[WORK INSTRUCTIONS]: Only the lines from the start of the data to the line containing "const insetBoxY = [72.9, 123.6];", both included, should be output, exactly and without pictures.

>> BEGIN DATA SEGMENT

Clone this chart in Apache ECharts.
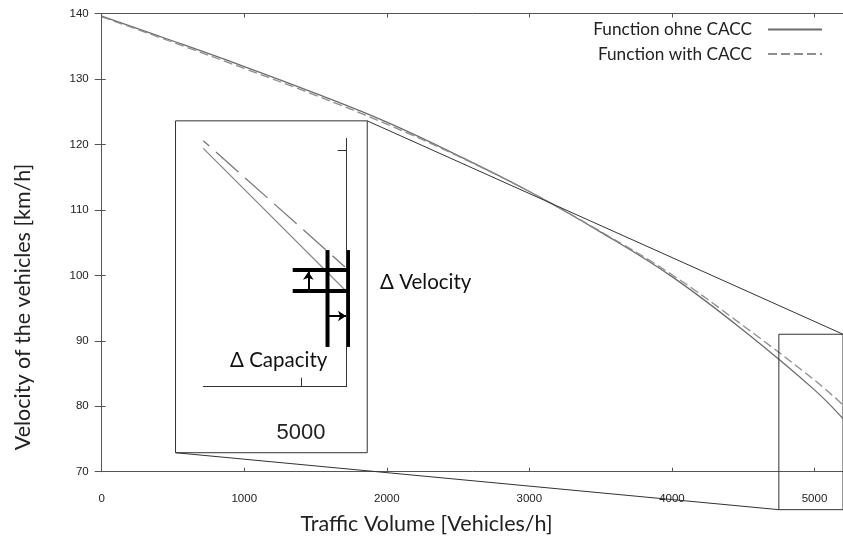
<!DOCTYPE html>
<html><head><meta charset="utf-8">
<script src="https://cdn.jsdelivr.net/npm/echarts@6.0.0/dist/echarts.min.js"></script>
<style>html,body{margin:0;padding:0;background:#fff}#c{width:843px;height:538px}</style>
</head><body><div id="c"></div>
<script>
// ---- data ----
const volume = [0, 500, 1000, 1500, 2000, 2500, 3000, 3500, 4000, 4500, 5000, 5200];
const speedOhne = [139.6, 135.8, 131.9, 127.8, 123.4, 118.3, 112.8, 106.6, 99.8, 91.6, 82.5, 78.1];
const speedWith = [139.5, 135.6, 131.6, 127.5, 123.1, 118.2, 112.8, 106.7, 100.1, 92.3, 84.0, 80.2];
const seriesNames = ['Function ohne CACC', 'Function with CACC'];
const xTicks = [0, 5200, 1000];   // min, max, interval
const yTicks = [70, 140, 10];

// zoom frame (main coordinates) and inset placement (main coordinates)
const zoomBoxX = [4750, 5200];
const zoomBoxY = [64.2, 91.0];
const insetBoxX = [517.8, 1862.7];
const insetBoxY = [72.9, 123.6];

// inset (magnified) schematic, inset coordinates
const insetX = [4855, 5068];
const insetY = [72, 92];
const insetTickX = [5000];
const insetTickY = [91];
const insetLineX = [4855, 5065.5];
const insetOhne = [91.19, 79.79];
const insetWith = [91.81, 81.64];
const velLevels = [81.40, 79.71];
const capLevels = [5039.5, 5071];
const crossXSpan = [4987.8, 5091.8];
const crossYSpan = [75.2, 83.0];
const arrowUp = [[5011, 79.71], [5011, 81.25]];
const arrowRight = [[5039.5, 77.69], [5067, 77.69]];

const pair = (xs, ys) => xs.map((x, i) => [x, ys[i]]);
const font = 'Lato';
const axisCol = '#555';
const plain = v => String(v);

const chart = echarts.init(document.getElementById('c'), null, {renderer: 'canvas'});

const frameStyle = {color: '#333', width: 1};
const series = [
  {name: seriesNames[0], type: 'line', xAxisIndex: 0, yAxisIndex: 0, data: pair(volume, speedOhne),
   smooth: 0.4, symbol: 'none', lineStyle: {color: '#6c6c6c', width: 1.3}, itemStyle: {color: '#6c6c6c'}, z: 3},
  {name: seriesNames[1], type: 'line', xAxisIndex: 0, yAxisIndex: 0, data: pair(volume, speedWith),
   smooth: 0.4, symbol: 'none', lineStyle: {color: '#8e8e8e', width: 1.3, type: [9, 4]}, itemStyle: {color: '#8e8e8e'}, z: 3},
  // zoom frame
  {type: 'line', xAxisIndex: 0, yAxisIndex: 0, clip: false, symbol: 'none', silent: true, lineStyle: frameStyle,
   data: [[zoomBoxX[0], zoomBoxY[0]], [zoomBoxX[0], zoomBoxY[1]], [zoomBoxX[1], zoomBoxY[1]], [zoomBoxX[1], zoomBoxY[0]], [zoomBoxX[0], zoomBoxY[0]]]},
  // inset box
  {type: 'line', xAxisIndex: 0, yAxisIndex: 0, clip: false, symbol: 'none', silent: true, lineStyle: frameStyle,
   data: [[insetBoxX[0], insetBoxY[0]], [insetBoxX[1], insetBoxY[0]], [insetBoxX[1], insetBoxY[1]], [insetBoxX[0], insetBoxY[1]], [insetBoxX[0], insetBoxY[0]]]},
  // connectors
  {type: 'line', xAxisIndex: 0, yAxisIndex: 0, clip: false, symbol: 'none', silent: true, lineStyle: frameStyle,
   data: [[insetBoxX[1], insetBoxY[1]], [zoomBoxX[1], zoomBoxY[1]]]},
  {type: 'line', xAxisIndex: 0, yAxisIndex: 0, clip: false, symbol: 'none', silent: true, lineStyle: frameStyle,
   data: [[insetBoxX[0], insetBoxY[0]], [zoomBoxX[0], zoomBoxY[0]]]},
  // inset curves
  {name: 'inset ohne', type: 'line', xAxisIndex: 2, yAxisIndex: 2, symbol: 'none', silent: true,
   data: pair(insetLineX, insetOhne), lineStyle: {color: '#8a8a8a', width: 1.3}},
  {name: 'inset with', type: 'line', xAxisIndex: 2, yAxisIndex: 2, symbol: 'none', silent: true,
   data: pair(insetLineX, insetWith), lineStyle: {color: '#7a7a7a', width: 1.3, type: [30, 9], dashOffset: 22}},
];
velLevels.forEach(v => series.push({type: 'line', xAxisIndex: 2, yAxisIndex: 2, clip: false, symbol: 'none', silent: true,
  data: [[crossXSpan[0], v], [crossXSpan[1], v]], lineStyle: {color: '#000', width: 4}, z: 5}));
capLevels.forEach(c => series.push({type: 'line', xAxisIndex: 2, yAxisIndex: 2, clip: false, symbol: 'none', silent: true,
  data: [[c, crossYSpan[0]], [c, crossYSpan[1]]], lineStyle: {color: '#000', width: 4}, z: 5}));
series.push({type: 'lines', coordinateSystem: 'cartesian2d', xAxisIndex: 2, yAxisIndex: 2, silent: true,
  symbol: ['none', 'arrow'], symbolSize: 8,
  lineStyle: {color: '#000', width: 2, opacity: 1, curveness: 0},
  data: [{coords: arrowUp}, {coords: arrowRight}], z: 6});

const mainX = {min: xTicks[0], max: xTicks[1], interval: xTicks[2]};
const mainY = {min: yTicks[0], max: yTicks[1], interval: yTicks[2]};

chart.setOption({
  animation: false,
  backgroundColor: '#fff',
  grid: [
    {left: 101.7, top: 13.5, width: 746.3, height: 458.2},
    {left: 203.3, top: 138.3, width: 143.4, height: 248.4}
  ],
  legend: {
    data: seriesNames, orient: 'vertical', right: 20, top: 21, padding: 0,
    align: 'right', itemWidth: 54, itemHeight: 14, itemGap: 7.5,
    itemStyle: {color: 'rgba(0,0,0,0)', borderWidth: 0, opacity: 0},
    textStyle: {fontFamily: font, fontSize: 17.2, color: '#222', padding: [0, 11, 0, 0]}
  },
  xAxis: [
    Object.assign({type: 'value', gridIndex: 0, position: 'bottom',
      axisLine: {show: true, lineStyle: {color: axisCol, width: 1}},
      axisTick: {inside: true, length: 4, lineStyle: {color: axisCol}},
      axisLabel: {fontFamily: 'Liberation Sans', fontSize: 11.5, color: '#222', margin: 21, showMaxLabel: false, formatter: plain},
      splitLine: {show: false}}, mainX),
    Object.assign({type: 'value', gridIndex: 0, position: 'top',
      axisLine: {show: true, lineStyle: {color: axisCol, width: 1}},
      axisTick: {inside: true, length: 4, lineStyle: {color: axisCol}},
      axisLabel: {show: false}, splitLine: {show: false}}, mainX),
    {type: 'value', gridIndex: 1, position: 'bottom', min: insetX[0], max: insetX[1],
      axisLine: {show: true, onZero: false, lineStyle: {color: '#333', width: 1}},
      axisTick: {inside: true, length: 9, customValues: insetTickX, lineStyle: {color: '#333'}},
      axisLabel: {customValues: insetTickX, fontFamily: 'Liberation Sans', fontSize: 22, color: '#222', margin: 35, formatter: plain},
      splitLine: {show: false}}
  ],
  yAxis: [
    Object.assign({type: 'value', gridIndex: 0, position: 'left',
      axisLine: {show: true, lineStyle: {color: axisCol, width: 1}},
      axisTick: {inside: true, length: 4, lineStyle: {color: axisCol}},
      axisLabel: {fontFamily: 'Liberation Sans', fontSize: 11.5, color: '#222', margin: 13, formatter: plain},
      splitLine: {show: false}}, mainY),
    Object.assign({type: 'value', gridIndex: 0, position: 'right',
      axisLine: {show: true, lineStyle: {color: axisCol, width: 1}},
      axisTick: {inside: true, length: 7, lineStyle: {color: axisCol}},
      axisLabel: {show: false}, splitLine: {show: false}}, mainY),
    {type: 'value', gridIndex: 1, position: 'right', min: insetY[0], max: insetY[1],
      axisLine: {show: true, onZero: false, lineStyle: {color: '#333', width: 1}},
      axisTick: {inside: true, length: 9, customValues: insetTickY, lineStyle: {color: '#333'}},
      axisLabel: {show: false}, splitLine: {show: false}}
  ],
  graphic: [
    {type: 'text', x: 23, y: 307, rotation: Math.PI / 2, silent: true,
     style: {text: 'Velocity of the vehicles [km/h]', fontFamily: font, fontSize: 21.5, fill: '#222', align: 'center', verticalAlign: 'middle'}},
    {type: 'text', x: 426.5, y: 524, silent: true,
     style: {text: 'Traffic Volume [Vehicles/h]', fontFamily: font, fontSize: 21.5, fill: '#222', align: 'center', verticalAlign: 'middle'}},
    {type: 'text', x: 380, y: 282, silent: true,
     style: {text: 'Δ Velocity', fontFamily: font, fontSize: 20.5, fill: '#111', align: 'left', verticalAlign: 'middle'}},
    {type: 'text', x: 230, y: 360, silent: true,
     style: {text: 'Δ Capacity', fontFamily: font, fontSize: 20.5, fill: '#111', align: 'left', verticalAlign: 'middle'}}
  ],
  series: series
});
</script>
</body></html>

>> END DATA SEGMENT

[RESULT OF THE TASK]:
Clone this chart in Apache ECharts.
<!DOCTYPE html>
<html><head><meta charset="utf-8">
<script src="https://cdn.jsdelivr.net/npm/echarts@6.0.0/dist/echarts.min.js"></script>
<style>html,body{margin:0;padding:0;background:#fff}#c{width:843px;height:538px}</style>
</head><body><div id="c"></div>
<script>
// ---- data ----
const volume = [0, 500, 1000, 1500, 2000, 2500, 3000, 3500, 4000, 4500, 5000, 5200];
const speedOhne = [139.6, 135.8, 131.9, 127.8, 123.4, 118.3, 112.8, 106.6, 99.8, 91.6, 82.5, 78.1];
const speedWith = [139.5, 135.6, 131.6, 127.5, 123.1, 118.2, 112.8, 106.7, 100.1, 92.3, 84.0, 80.2];
const seriesNames = ['Function ohne CACC', 'Function with CACC'];
const xTicks = [0, 5200, 1000];   // min, max, interval
const yTicks = [70, 140, 10];

// zoom frame (main coordinates) and inset placement (main coordinates)
const zoomBoxX = [4750, 5200];
const zoomBoxY = [64.2, 91.0];
const insetBoxX = [517.8, 1862.7];
const insetBoxY = [72.9, 123.6];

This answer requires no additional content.